Date: 2004-11-20 06:36 pm (UTC)
I guess I don't really think any characters have 'secret lives' away from their creators enough so that I could really believe we're not shown it, but they want each other. Like, I could feel something there, but my perception is mine-- I see the slash but wouldn't claim it's really there because I can't claim any subtext is 'really there' without being proven right by the text. I think I'm seeing the show/source text as 'just a story' more than a real situation, I guess...? And even in RPS, it's still 'just a story' in so far as the fans don't really have access to what I'd consider 'the truth'.

Except even in "just a story," there's plot logic and character logic and you can take what you know of human behavior and extrapolate pretty well on the parts that aren't made explicit in the framework of the story (and there are always such parts). I have no idea if you're a writer or not, but I tend to think that there are parts of characters' lives which are conducted "off the page," and part of the reason I think this is because, as a writer, I know all kinds of things about my characters that never make it into a story explicitly, yet are certainly there informing what my characters do say and do "on the page."

I didn't mean there was low/non-existent sexual subtext-- just low/non-existent sexual text or since actuality-- since one couldn't measure the amount of subtext, and if you wanted, you could imagine they're dying for each other even if they hated each other (...I know I have).

Then perhaps you should not have said "non-sexual subtext." Perhaps you should have said "non-sexual text."

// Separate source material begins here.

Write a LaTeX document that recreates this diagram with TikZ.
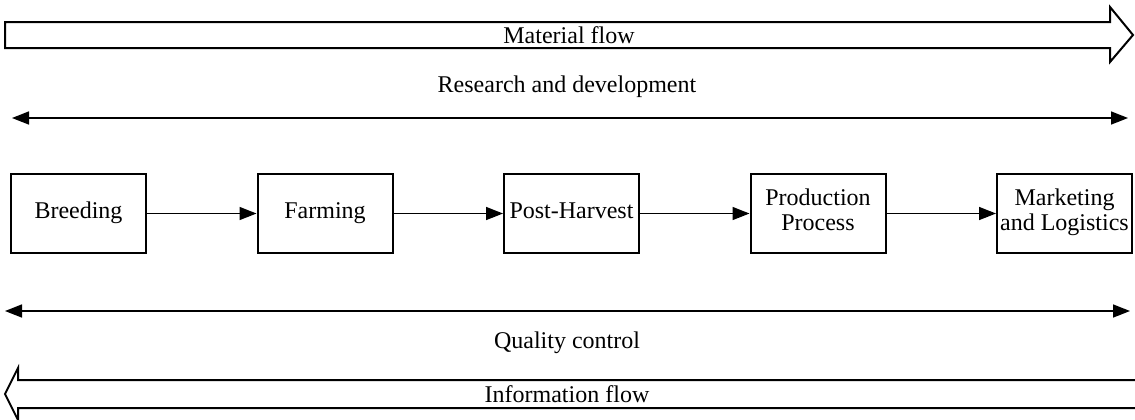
\documentclass[tikz,border=0pt]{standalone}
\usepackage{fontspec}
\setmainfont{Liberation Serif}
\usetikzlibrary{arrows.meta,positioning}

\begin{document}
\begin{tikzpicture}[
    x=0.5pt, y=-0.5pt,
    font=\fontsize{12}{12.5}\selectfont,
    node distance=54.75pt,
    stage/.style={
      draw,
      line width=1pt,
      align=center,
      minimum width=67.5pt,
      minimum height=39.5pt,
      inner sep=1pt,
      execute at begin node=\strut,
      execute at end node=\strut
    },
    arrow/.style={-{Triangle[length=8.5pt,width=6.5pt]}, line width=0.8pt},
    span/.style={{Triangle[length=8.5pt,width=6.5pt]}-{Triangle[length=8.5pt,width=6.5pt]}, line width=0.8pt},
    flow/.style={draw, line width=1pt, line join=miter},
    caption/.style={inner sep=0pt}
  ]
    \useasboundingbox (0,0) rectangle (1135,419);

    % material flow
    \draw[flow] (5,22) -- (1110,22) -- (1110,7) -- (1133,35) -- (1110,62)
      -- (1110,48) -- (5,48) -- cycle;
    \node[caption] (material) at (569,35) {Material flow};

    \node[caption] (rd) at (567,87) {Research and development};
    \coordinate (rdL) at (12,118);
    \coordinate (rdR) at (1128,118);
    \draw[span] (rdL) -- (rdR);

    \node[stage] (breeding) at (78.5,213.5) {Breeding};
    \node[stage, right=of breeding] (farming) {Farming};
    \node[stage, right=of farming] (post) {Post-Harvest};
    \node[stage, right=of post] (production) {Production\\Process};
    \node[stage, right=of production] (marketing) {Marketing\\and Logistics};

    \draw[arrow] (breeding) -- (farming);
    \draw[arrow] (farming) -- (post);
    \draw[arrow] (post) -- (production);
    \draw[arrow] (production) -- (marketing);

    \coordinate (qcL) at (5,311);
    \coordinate (qcR) at (1130,311);
    \draw[span] (qcL) -- (qcR);
    \node[caption] (qc) at (567,343) {Quality control};

    % information flow
    \draw[flow] (1140,380) -- (18,380) -- (18,368) -- (5,394) -- (18,420)
      -- (18,408) -- (1140,408);
    \node[caption] (information) at (567,394) {Information flow};
  \end{tikzpicture}
\end{document}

However, I'm not saying that they're creating something out of nothing-- to them it's not nothing. I think I'm saying the act of slashing is subjective, because after all, you can't have 'objective' fanfic or you'd have 'text'-- some sort of authority.

Okay, when you say "non-sexual subtext?" You're saying something out of nothing. Now you're saying that's not what you meant to say, but it's what you did say, and therefore it's what I was responding to.

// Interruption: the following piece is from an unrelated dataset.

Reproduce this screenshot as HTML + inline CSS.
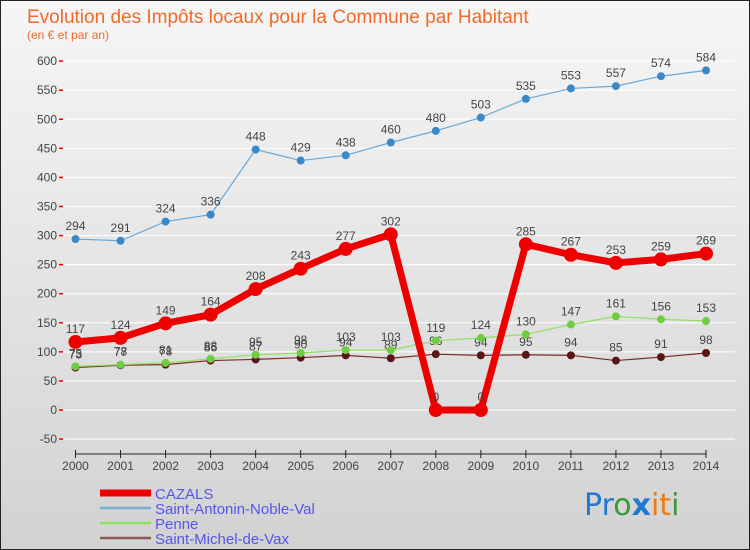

I don't know if I'm (trying to) make unexamined assumptions-- and my views aren't set in stone or anything. I'm pretty interested in what 'slash' entails to the point where I've been following meta discussions on it for years now. So it's kind of 'what I've picked up' mixed in with my own opinion on it. I'm not trying to prove I'm right so much as question things and try to understand, I guess...? So in this way I wouldn't call anything I've said an 'argument' meant to convince ('cause in that case I'd have to do actual research, heh).

Well, I hope my own opinions and viewpoint are of use to you.

Well, it's slash if said same-sex relationship (written well/IC or not) was intended to be a commentary on some pre-existing text. Then yeah, it's slash. Basically, if it's a fanfic :>

In my experience, yeah, that's the common view and the definition I generally see.


Ah, but the common view is changing, which is what the original post seemed to be about. I've seen a number of slash authors point to "original slash" they have written or are in the process of writing, and I've seen slash readers follow the links, read, and rec the stories using the terminology "original slash." Therefore, if you base your own usage of the term slash on the common view, then it seems that we only need wait until a certain number of slash authors are writing original slash, and a certain number of slash readers referring to it as such, before you too start using the term.

Myself, I've found it handy to start using it now and beat the rush.